Exercise
Only the lines from the one with "Emit a Python" through the one with "import seaborn as sns", inclusive, should be echoed exactly; pictures are left out.

Material for the task
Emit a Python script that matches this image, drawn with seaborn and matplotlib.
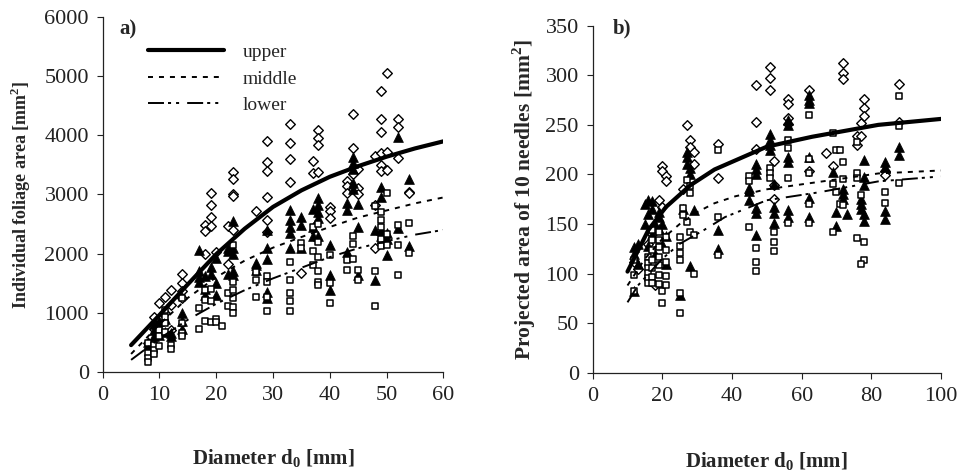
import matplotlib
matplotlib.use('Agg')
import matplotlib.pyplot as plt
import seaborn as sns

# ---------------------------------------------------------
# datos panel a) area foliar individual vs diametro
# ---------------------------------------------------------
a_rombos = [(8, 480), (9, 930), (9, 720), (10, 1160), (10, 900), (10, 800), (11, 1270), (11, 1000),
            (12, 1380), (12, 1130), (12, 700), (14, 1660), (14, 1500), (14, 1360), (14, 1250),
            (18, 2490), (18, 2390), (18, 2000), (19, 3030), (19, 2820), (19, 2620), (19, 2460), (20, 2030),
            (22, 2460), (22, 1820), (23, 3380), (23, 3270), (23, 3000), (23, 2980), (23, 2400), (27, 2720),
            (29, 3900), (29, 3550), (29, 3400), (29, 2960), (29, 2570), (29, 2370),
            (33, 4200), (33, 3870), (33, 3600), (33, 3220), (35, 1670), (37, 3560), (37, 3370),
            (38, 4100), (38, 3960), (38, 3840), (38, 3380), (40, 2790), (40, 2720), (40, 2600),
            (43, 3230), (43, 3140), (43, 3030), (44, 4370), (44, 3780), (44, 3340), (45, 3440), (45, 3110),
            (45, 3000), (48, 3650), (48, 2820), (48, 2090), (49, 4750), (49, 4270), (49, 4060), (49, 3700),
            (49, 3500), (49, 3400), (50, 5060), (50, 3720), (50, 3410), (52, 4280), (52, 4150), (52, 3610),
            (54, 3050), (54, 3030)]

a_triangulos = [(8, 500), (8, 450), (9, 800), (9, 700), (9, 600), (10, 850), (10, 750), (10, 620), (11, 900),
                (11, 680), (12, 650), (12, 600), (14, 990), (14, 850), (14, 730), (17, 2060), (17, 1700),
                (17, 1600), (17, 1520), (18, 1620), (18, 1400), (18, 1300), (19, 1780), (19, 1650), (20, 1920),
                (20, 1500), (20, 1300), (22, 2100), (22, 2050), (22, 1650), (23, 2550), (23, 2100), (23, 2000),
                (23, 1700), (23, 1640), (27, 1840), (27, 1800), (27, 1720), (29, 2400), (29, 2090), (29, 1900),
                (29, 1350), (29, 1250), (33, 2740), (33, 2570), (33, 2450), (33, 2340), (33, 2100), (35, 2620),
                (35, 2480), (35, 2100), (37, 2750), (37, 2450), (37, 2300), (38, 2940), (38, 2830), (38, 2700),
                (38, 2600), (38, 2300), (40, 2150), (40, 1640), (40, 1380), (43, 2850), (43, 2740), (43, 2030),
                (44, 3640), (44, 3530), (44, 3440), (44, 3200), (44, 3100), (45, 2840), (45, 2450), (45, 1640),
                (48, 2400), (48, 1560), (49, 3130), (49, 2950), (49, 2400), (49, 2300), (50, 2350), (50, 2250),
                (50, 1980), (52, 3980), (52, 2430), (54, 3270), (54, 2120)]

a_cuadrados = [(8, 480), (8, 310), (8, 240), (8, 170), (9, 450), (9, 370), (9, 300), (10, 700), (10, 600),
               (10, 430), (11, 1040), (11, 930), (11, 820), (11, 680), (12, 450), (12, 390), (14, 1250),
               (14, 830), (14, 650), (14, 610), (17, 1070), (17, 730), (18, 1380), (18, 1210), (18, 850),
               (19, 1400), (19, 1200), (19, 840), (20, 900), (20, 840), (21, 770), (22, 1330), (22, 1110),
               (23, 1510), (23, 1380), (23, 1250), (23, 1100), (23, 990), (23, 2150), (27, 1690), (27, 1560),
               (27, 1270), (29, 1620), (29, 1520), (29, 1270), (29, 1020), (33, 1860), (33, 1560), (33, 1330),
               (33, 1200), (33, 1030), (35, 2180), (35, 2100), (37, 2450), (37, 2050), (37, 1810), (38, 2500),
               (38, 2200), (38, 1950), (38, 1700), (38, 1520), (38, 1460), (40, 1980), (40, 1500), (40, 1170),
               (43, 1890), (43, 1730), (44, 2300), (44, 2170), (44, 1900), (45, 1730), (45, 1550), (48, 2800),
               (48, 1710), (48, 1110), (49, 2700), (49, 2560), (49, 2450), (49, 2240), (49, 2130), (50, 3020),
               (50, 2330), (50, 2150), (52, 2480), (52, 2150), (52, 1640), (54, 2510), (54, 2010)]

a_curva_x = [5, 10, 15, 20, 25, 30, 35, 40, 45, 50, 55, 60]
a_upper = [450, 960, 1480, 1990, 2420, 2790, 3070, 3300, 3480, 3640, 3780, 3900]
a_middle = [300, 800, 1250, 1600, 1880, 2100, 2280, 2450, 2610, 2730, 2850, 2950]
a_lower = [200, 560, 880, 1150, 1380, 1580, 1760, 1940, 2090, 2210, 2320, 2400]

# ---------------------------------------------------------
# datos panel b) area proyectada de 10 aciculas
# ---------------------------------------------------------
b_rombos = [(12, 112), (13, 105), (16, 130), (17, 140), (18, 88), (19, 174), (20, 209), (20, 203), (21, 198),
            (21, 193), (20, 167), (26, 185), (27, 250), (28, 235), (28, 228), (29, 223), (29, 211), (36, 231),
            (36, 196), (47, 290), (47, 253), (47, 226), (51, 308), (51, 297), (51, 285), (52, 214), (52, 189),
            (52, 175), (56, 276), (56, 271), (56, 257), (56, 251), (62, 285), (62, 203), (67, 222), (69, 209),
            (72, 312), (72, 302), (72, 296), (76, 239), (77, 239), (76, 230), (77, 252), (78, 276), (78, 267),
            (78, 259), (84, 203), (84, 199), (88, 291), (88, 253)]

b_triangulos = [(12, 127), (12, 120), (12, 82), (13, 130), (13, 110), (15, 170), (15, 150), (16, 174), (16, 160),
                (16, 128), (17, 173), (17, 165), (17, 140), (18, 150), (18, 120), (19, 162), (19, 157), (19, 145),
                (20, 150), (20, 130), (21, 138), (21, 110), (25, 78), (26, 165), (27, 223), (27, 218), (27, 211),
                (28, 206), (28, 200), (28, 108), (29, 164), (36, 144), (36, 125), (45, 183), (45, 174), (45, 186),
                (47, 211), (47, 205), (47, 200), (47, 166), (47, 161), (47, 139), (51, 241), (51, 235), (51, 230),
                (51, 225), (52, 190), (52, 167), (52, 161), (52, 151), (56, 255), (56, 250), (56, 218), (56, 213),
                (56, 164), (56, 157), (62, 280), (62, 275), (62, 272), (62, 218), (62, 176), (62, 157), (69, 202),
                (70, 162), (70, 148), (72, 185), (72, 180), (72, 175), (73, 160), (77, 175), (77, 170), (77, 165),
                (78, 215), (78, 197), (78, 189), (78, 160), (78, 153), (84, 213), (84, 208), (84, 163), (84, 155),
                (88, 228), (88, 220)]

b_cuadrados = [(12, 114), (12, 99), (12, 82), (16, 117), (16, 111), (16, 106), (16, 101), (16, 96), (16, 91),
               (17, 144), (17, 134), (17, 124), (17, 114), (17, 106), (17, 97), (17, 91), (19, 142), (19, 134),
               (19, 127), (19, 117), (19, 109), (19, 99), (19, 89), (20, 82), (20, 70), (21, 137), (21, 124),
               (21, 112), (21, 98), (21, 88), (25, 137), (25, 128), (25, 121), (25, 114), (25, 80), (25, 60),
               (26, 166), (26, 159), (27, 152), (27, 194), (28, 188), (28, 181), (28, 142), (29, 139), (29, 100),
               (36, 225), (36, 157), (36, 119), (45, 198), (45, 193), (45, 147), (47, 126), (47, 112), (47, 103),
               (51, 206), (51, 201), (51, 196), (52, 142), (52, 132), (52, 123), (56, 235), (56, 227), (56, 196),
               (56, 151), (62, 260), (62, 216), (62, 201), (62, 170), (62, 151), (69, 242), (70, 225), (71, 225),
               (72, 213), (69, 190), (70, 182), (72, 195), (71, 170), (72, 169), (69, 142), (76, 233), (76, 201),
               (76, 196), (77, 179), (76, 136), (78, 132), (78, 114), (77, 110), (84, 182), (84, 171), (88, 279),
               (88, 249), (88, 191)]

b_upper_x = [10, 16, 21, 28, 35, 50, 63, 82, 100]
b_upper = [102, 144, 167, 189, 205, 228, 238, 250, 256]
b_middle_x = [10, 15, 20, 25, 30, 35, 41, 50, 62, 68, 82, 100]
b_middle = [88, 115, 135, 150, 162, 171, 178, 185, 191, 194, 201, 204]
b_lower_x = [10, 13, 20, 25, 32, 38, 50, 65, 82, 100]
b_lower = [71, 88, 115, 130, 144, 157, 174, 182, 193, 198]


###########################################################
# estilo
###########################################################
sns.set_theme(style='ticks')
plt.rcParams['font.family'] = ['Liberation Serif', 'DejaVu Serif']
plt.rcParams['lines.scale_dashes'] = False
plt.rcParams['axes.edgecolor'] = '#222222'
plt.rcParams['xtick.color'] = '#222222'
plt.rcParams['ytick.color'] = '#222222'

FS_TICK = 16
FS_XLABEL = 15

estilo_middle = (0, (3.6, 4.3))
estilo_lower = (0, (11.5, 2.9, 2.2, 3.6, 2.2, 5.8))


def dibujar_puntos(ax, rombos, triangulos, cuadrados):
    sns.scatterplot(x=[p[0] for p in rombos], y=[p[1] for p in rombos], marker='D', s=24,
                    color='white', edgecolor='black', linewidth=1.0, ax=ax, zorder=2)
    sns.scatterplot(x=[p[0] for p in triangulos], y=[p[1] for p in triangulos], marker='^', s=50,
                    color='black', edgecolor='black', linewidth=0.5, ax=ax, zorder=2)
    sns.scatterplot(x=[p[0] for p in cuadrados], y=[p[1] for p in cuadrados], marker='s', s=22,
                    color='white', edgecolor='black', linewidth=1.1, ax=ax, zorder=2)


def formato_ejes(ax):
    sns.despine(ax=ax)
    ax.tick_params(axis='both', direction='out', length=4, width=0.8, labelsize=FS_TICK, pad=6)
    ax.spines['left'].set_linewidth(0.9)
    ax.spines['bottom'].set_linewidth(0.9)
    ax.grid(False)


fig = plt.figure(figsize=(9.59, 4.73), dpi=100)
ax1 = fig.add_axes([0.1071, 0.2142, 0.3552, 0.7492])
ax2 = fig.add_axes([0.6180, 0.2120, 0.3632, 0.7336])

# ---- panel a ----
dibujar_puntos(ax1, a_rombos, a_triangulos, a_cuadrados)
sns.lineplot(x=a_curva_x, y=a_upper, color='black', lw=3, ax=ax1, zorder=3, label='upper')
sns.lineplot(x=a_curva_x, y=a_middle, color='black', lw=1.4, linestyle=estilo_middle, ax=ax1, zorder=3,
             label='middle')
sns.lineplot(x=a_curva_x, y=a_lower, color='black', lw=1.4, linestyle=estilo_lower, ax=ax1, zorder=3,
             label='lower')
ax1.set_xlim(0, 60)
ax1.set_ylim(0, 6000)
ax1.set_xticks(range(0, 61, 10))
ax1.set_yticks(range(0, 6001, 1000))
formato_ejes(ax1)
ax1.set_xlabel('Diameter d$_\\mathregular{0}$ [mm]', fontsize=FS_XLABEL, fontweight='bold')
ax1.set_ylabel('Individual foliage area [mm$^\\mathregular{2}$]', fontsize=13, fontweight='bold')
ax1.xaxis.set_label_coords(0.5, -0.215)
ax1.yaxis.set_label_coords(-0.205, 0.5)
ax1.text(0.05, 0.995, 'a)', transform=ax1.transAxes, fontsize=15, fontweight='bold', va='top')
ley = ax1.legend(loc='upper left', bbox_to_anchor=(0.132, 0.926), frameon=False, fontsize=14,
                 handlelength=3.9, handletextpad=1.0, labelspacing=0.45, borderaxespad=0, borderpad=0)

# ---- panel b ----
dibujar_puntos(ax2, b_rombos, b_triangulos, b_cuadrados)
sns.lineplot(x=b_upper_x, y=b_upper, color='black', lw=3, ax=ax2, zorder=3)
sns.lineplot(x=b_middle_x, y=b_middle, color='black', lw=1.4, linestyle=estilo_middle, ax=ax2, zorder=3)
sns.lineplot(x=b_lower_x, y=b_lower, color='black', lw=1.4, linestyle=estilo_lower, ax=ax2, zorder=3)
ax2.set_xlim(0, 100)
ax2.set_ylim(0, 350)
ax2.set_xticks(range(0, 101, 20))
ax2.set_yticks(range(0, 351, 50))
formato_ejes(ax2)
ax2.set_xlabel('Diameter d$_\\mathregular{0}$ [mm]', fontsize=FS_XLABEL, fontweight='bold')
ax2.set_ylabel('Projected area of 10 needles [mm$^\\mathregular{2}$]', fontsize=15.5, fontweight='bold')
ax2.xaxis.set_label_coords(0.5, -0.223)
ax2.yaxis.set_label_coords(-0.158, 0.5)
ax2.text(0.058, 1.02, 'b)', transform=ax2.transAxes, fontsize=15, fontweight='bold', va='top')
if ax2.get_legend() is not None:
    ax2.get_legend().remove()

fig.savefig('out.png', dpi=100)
--
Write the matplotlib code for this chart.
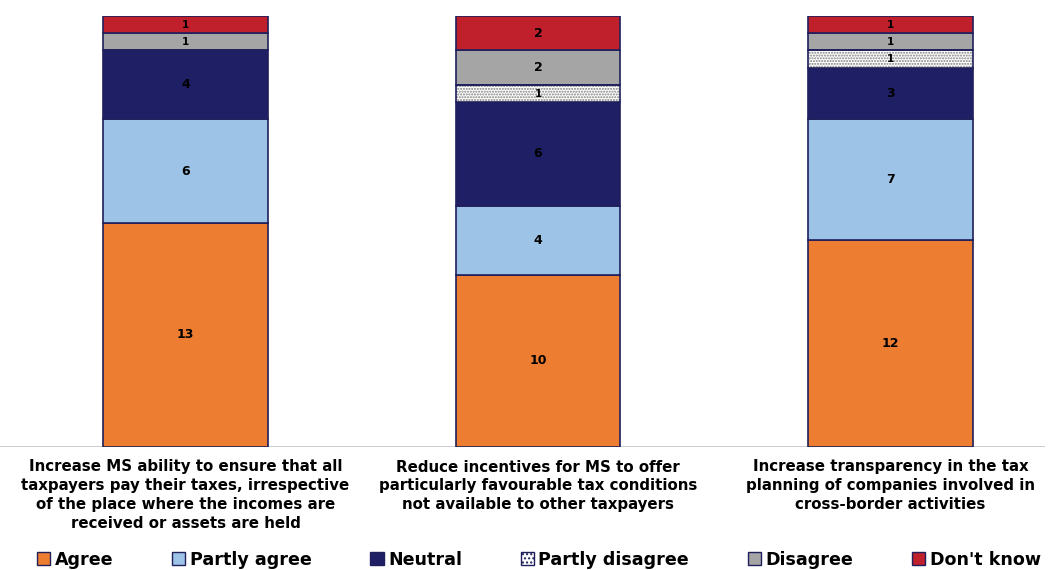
--
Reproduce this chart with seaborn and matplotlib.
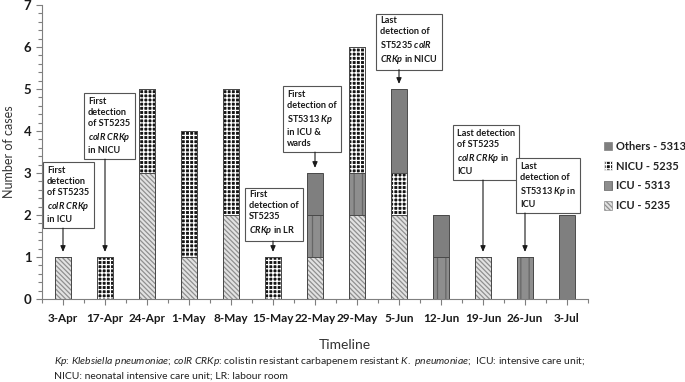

Exercise answer
Emit a Python script that matches this image, drawn with seaborn and matplotlib.
import matplotlib
matplotlib.use('Agg')
import matplotlib.pyplot as plt
import seaborn as sns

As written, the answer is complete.